▶ [Given task]: Locate each line with the string "chart" in the listing below and copy it.

▶ [Records supplied]:
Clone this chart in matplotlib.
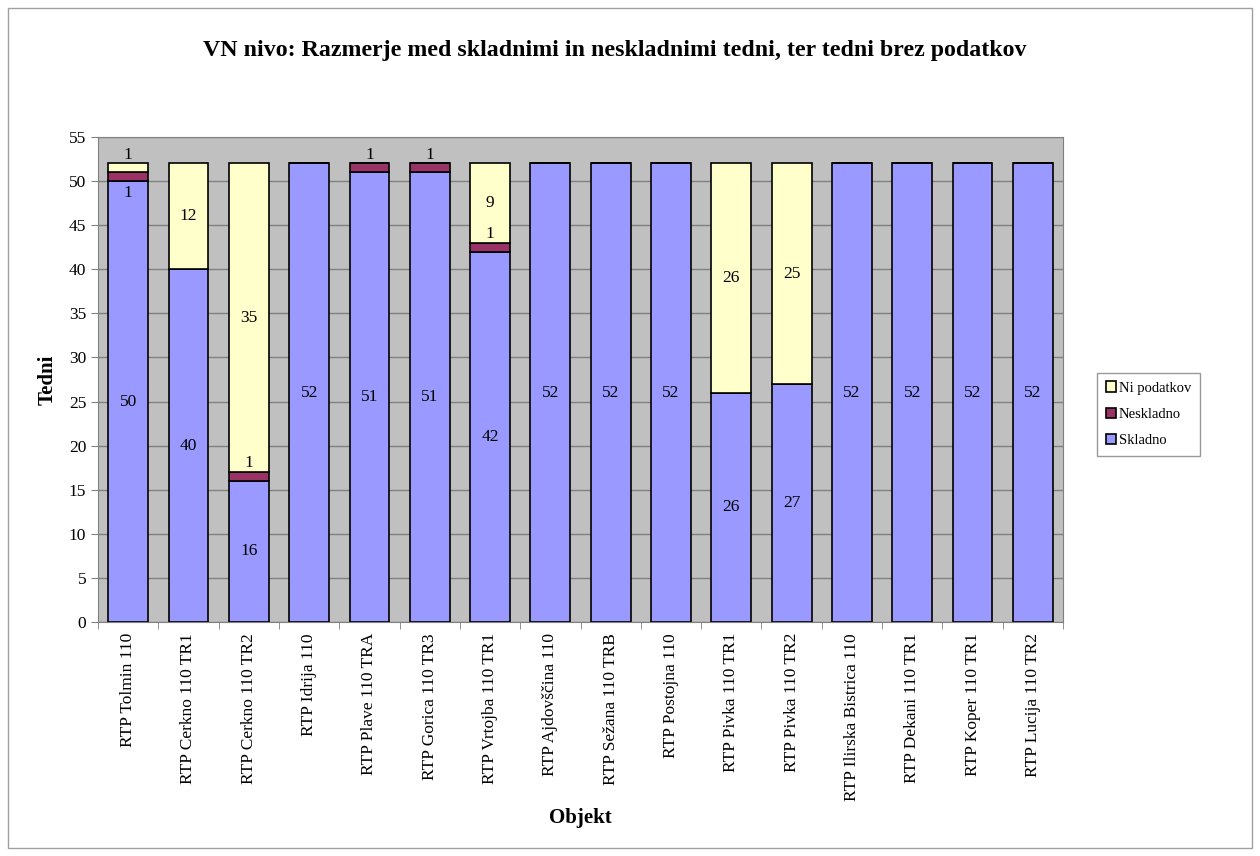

* * *

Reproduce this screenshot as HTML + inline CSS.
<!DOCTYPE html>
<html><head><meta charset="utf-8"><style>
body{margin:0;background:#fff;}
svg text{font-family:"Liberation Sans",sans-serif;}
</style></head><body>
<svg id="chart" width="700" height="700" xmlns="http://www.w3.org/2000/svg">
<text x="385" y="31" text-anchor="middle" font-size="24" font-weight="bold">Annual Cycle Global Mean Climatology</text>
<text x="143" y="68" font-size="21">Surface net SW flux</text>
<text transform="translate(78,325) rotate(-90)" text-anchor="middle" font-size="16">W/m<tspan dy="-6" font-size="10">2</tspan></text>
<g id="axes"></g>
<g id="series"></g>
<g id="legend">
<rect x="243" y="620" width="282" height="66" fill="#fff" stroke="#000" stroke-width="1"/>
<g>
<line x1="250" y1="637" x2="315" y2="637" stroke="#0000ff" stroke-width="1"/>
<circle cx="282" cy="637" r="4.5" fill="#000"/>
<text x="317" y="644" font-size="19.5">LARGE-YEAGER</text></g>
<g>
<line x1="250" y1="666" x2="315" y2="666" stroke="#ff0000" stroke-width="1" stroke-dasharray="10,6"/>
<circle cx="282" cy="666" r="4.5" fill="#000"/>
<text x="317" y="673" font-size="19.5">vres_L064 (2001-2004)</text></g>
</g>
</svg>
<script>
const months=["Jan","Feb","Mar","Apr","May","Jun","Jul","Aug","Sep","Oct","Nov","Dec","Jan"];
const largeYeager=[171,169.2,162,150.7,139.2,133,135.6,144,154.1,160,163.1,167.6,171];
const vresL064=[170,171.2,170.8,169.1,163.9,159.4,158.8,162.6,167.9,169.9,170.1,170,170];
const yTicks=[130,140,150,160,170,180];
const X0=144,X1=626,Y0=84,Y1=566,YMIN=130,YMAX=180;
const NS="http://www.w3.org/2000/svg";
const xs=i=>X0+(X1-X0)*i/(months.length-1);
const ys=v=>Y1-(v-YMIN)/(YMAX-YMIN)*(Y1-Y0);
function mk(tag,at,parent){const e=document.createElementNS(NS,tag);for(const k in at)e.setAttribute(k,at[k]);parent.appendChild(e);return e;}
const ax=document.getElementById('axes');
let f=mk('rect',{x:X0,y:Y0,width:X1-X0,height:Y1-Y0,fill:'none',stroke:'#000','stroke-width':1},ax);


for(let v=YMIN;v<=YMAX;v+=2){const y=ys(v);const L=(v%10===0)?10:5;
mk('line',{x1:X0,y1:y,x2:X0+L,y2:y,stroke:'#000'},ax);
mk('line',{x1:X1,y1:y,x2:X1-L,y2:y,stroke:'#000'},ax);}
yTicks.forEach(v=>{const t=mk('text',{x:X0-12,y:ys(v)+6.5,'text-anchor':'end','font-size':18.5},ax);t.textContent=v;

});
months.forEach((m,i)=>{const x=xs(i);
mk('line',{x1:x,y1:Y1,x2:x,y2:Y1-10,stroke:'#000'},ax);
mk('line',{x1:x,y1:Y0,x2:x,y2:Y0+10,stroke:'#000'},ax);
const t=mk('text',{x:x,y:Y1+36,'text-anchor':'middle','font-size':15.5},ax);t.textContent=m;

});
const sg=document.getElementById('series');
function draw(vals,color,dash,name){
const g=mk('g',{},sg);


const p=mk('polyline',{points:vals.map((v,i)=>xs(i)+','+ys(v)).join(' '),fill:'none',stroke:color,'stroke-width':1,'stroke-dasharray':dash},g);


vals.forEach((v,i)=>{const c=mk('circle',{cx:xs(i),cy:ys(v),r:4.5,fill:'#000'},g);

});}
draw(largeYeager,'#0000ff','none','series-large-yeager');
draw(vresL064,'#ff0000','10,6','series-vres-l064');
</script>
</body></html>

▶ [Answer to the task]:
Clone this chart in matplotlib.
<svg id="chart" width="700" height="700" xmlns="http://www.w3.org/2000/svg">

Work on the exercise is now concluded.